【爆薬】(ばくやく)

一般に高性能爆薬(High Explosives) と言われ、化学反応熱の伝播速度が音速以上(秒速数千m)で衝撃波を伴う有機化合物。

ピクリン酸、ニトログリセリン、TNT(トリニトロトルエン)等があり、より大きな爆発力を持つ物として、RDX(サイクロナイト、秒速8700m)、HMX(オクトーゲン、秒速9200m)と呼ばれる物もある。
また、高性能爆薬にワックスや油脂などの可塑剤を加えて、化学的に安定させた物をプラスチック爆弾(C4等)と言う。
主に爆弾ミサイルの弾頭や、特殊部隊による重要施設の爆破等にも使用される。

一般に「爆薬」と言うと容易に爆発する危険な代物であったり、またTV等では演出の関係とはいえ、銃弾が当たった程度でよく爆発したりするが、実際には軍隊で使用される爆薬は銃弾が当たった程度では爆発せず、またハンマーで叩いたり摩擦熱等でも容易には爆発しない。
C4爆薬などは火中に投げ入れても爆発せず燃えるだけなので、固形燃料やライターの代わりになるほどである。
そのため、爆発させるには一部の物を除き点火装置が必須であり、「点火装置と別に保管する」「火気を近づけない」等、正しい扱いをすればさして危険なものではない。

ただし、これはあくまで爆発しないというだけであり、その他の点については完全な危険物である。
爆薬は基本的に猛毒であり、手で触れた際に付着した程度の微量でも健康被害を引き起こす危険がある。
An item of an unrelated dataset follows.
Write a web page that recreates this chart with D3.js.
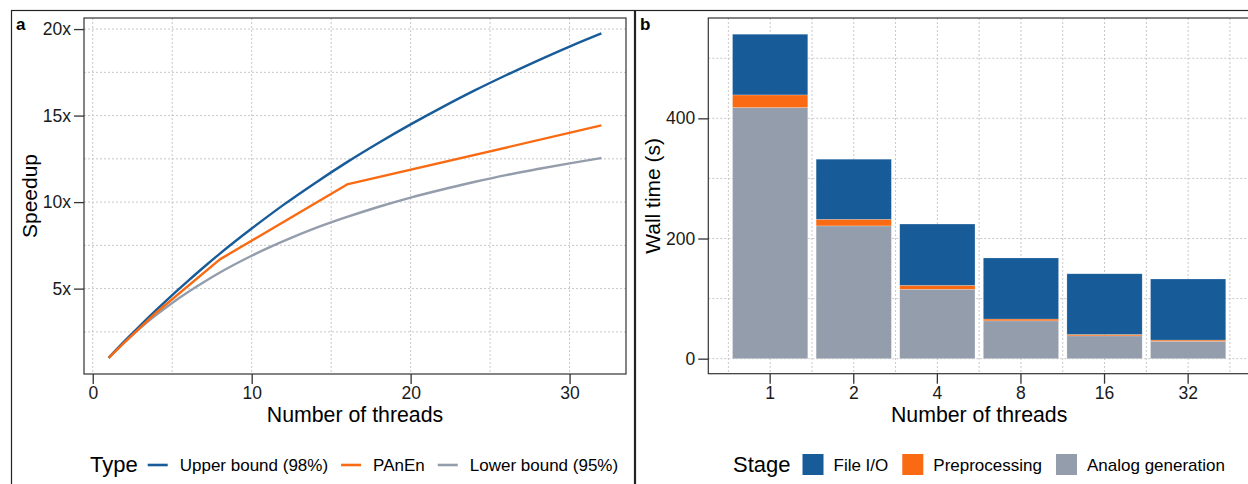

野外に放置すれば環境被害も予想され、燃えた際の噴煙も当然ながら有害である。
しかも羊羹や遊具用粘土などと見まがうような外観のため予備知識なしで爆薬だと気付くのは難しく、紛争地帯では子供や民間人などが不用意に触れて著しく体調を崩す事もある。
また、軍人が訓練中にふざけて弄んだり(あげくに食べたり)して病院に搬送されたケースもある。